Katie ran her first trip a few weeks ago - a Duke of Edinburgh expedition hiking the Great Wall near Beijing. For some reason, 90% of the management staff were on this trip making it a particularly intense and high-stakes week for Katie to work through. She performed valiantly, without losing too much nerve, temper or hair. Despite some minor sabotage of the handheld GPS units, all went swimmingly and no-one was killed, injured of even lost for an extended period of time. Success! Most of the students were at least bordering on competent, although temperatures dropped to -9°C at night, punishing the badly prepared students. Joe went to Nanbeihu near Shanghai at the same time, where he ran climbing and the high ropes course. The common feeling among the Nanbeihooligans was that the hotel was a direct transplant from the one in The Shining, complete with creepy, dingy rooms with old crooked portraits and stained mattresses.
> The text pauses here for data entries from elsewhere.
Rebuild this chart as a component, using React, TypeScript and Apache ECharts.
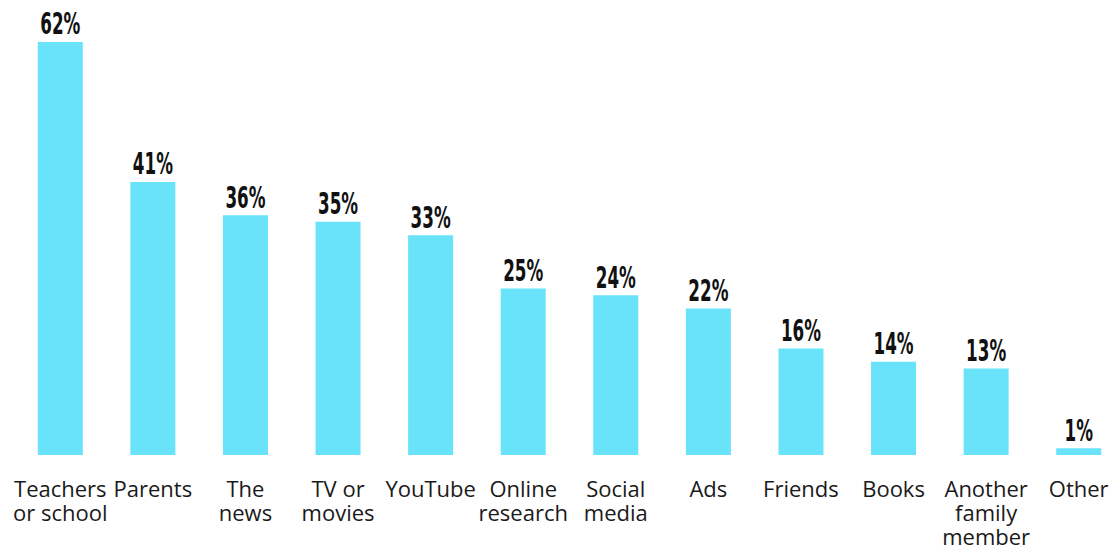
import React, { useEffect, useRef } from "react";
import * as echarts from "echarts";

const categories = [
  "Teachers\nor school",
  "Parents",
  "The\nnews",
  "TV or\nmovies",
  "YouTube",
  "Online\nresearch",
  "Social\nmedia",
  "Ads",
  "Friends",
  "Books",
  "Another\nfamily\nmember",
  "Other",
];
const values = [62, 41, 36, 35, 33, 25, 24, 22, 16, 14, 13, 1];

export default function App() {
  const ref = useRef<HTMLDivElement>(null);
  useEffect(() => {
    if (!ref.current) return;
    const chart = echarts.init(ref.current, null, { renderer: "svg" });
    chart.setOption({
      animation: false,
      grid: {
        left: 14,
        right: 5,
        top: 42,
        bottom: 91,
        containLabel: false,
        outerBoundsMode: "none",
      },
      xAxis: {
        type: "category",
        data: categories,
        axisLine: { show: false },
        axisTick: { show: false },
        axisLabel: {
          interval: 0,
          margin: 21,
          fontFamily: "'Open Sans', sans-serif",
          fontSize: 22,
          lineHeight: 24,
          color: "#1a1a1a",
          align: "center",
        },
      },
      yAxis: { type: "value", min: 0, max: 62, show: false },
      series: [
        {
          type: "bar",
          data: values,
          barWidth: 45,
          itemStyle: { color: "#68e3fa" },
        },
        {
          type: "custom",
          data: values.map((v, i) => [i, v]),
          renderItem: (params: any, api: any) => {
            const p = api.coord([api.value(0), api.value(1)]);
            return {
              type: "text",
              x: p[0],
              y: p[1] - 3,
              scaleX: 0.6,
              style: {
                text: api.value(1) + "%",
                font: "bold 31px 'Liberation Sans Narrow', 'DejaVu Sans Condensed', sans-serif",
                textAlign: "center",
                textVerticalAlign: "bottom",
                fill: "#111",
              },
            };
          },
        },
      ],
    });
    return () => chart.dispose();
  }, []);
  return (
    <div style={{ position: "absolute", left: 0, top: 0, width: 1115, height: 546, overflow: "hidden" }}>
      <div ref={ref} style={{ width: 1130, height: 546 }} />
    </div>
  );
}
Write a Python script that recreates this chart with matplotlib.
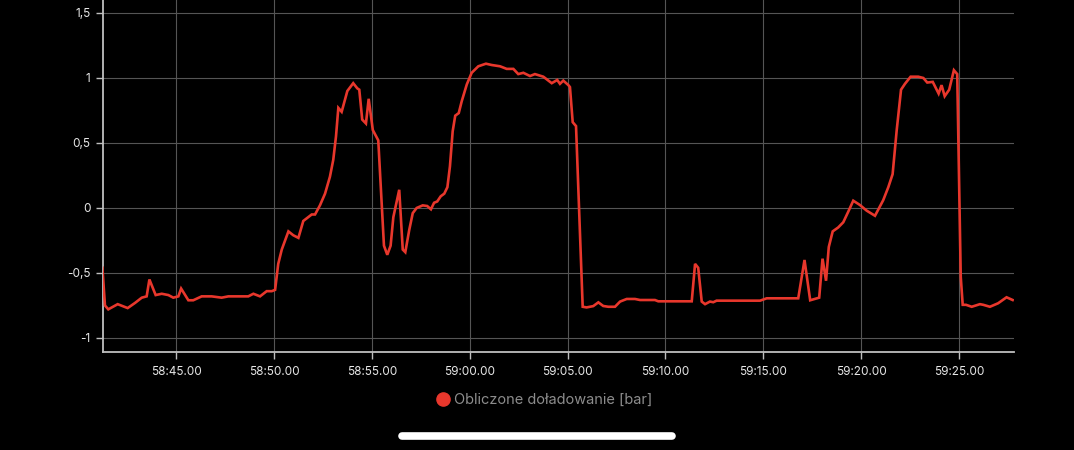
import matplotlib
matplotlib.use("Agg")
import matplotlib.pyplot as plt
from matplotlib.ticker import FuncFormatter, FixedLocator
from matplotlib.lines import Line2D

# seconds after 58:00.00
times = [41.24, 41.37, 41.54, 42.02, 42.53, 42.91, 43.25, 43.50, 43.64, 43.96,
         44.27, 44.61, 44.86, 45.12, 45.26, 45.63, 45.88, 46.31, 46.82, 47.33,
         47.67, 48.69, 48.95, 49.29, 49.63, 49.89, 50.06, 50.22, 50.40, 50.74,
         50.99, 51.25, 51.50, 51.93, 52.10, 52.35, 52.61, 52.86, 53.03, 53.17,
         53.29, 53.46, 53.75, 54.05, 54.26, 54.36, 54.51, 54.70, 54.84, 55.05,
         55.33, 55.62, 55.79, 55.96, 56.10, 56.40, 56.58, 56.71, 56.91, 57.09,
         57.29, 57.60, 57.83, 58.02, 58.18, 58.34, 58.52, 58.70, 58.86, 58.99,
         59.13, 59.26, 59.44, 59.59, 59.85, 60.10, 60.44, 60.83, 61.12, 61.55,
         61.89, 62.23, 62.48, 62.74, 63.08, 63.33, 63.76, 64.19, 64.47, 64.61,
         64.78, 65.04, 65.12, 65.26, 65.43, 65.77, 65.97, 66.31, 66.57, 66.82,
         67.08, 67.42, 67.68, 68.02, 68.44, 68.70, 69.46, 69.63, 71.34, 71.51,
         71.67, 71.85, 72.02, 72.27, 72.44, 72.61, 74.83, 75.17, 76.78, 77.10,
         77.39, 77.85, 78.02, 78.20, 78.34, 78.54, 78.82, 79.08, 79.33, 79.59,
         79.93, 80.27, 80.70, 81.12, 81.38, 81.60, 81.81, 82.03, 82.23, 82.52,
         82.91, 83.17, 83.37, 83.65, 83.95, 84.10, 84.26, 84.49, 84.73, 84.90,
         85.08, 85.18, 85.35, 85.64, 86.06, 86.23, 86.57, 86.99, 87.42, 87.73]

boost = [-0.46, -0.75, -0.78, -0.74, -0.77, -0.73, -0.69, -0.68, -0.55, -0.67,
         -0.66, -0.67, -0.69, -0.68, -0.62, -0.71, -0.71, -0.68, -0.68, -0.69,
         -0.68, -0.68, -0.66, -0.68, -0.64, -0.64, -0.63, -0.43, -0.32, -0.18,
         -0.21, -0.23, -0.10, -0.05, -0.05, 0.02, 0.11, 0.24, 0.37, 0.55,
         0.77, 0.74, 0.90, 0.96, 0.92, 0.91, 0.68, 0.65, 0.84, 0.60,
         0.52, -0.29, -0.36, -0.29, -0.07, 0.14, -0.32, -0.34, -0.17, -0.04,
         0.00, 0.02, 0.015, -0.01, 0.04, 0.05, 0.09, 0.11, 0.16, 0.32,
         0.59, 0.71, 0.73, 0.82, 0.95, 1.04, 1.09, 1.11, 1.10, 1.09,
         1.07, 1.07, 1.03, 1.04, 1.015, 1.03, 1.01, 0.96, 0.985, 0.955,
         0.98, 0.945, 0.93, 0.66, 0.63, -0.76, -0.765, -0.755, -0.726, -0.754,
         -0.76, -0.76, -0.72, -0.70, -0.70, -0.708, -0.708, -0.718, -0.718, -0.43,
         -0.46, -0.72, -0.74, -0.72, -0.725, -0.713, -0.713, -0.695, -0.695, -0.40,
         -0.71, -0.69, -0.39, -0.56, -0.30, -0.18, -0.15, -0.11, -0.03, 0.056,
         0.023, -0.02, -0.06, 0.06, 0.16, 0.26, 0.60, 0.91, 0.955, 1.01,
         1.01, 1.00, 0.965, 0.97, 0.88, 0.945, 0.86, 0.91, 1.06, 1.03,
         -0.53, -0.745, -0.745, -0.76, -0.74, -0.745, -0.76, -0.733, -0.687, -0.708]

x_ticks = [45, 50, 55, 60, 65, 70, 75, 80, 85]
y_ticks = [-1, -0.5, 0, 0.5, 1, 1.5]
series_label = "Obliczone doładowanie [bar]"

plt.rcParams['font.family'] = ['Inter', 'DejaVu Sans']

fig = plt.figure(figsize=(10.74, 4.5), dpi=100, facecolor='black')
ax = fig.add_axes([103/1074, (450-352)/450, (1014-103)/1074, 352/450])
ax.set_facecolor('black')

line_color = '#e8372c'
ax.plot(times, boost, color=line_color, lw=1.9, solid_joinstyle='miter', zorder=3)

ax.set_xlim(41.27, 87.80)
ax.set_ylim(-1.108, 1.6)

ax.xaxis.set_major_locator(FixedLocator(x_ticks))
ax.yaxis.set_major_locator(FixedLocator(y_ticks))

def fmt_x(s, pos):
    m = 58 + int(s // 60)
    sec = s - 60 * int(s // 60)
    return f"{m}:{sec:05.2f}"

def fmt_y(v, pos):
    return f"{v:g}".replace('.', ',')

ax.xaxis.set_major_formatter(FuncFormatter(fmt_x))
ax.yaxis.set_major_formatter(FuncFormatter(fmt_y))

ax.grid(True, color='#555555', lw=0.8, zorder=0)
for side in ['top', 'right']:
    ax.spines[side].set_visible(False)
for side in ['left', 'bottom']:
    ax.spines[side].set_color('#bfbfbf')
    ax.spines[side].set_linewidth(1.3)

ax.tick_params(axis='both', colors='#bfbfbf', labelcolor='#e6e6e6',
               labelsize=8.5, length=5, width=1)
ax.tick_params(axis='x', pad=5)
ax.tick_params(axis='y', pad=4)

handle = Line2D([], [], color=line_color, marker='o', linestyle='none', markersize=9.5)
fig.legend([handle], [series_label], loc='center', bbox_to_anchor=(544/1074, 1-400/450),
           frameon=False, labelcolor='#8c8c8c', fontsize=10.5, handletextpad=0.2,
           handlelength=1.0)

# home indicator bar of the screenshot
fig.add_artist(Line2D([402/1074, 672/1074], [1-436/450, 1-436/450], color='white',
                      lw=5.5, solid_capstyle='round', transform=fig.transFigure))

fig.savefig('out.png', dpi=100, facecolor='black')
Nice. One of the trips here was an International Award trip - similar to the Duke of Edinburgh Award but severely watered down. On day 1, after a brief refresher for the students on map and compass skills alarm bells started ringing when students began asking “Sorry, what exactly is North?.” Being unable to directly interfere with navigation on the hike (the guides were there as safety supervisors rather than actual guides), the result was a deeply frustrating and very long slog through bushes, brambles and trees of all kinds. During this time, Andy was frequently called back from the Ecovillage to do day guiding - the tourist season is starting again and climbing traffic is increasing. A new school trip arrived this morning at 1am for which Katie is group leading.

Future excitements include a whole month of staff training in May, for which each of us have been assigned some topics to teach to the new staff, when they arrive. Other than that, the first Borneo trip is running soon (only one member of staff is required to go out unfortunately) and if it goes well then we may have a chance to go on trips there!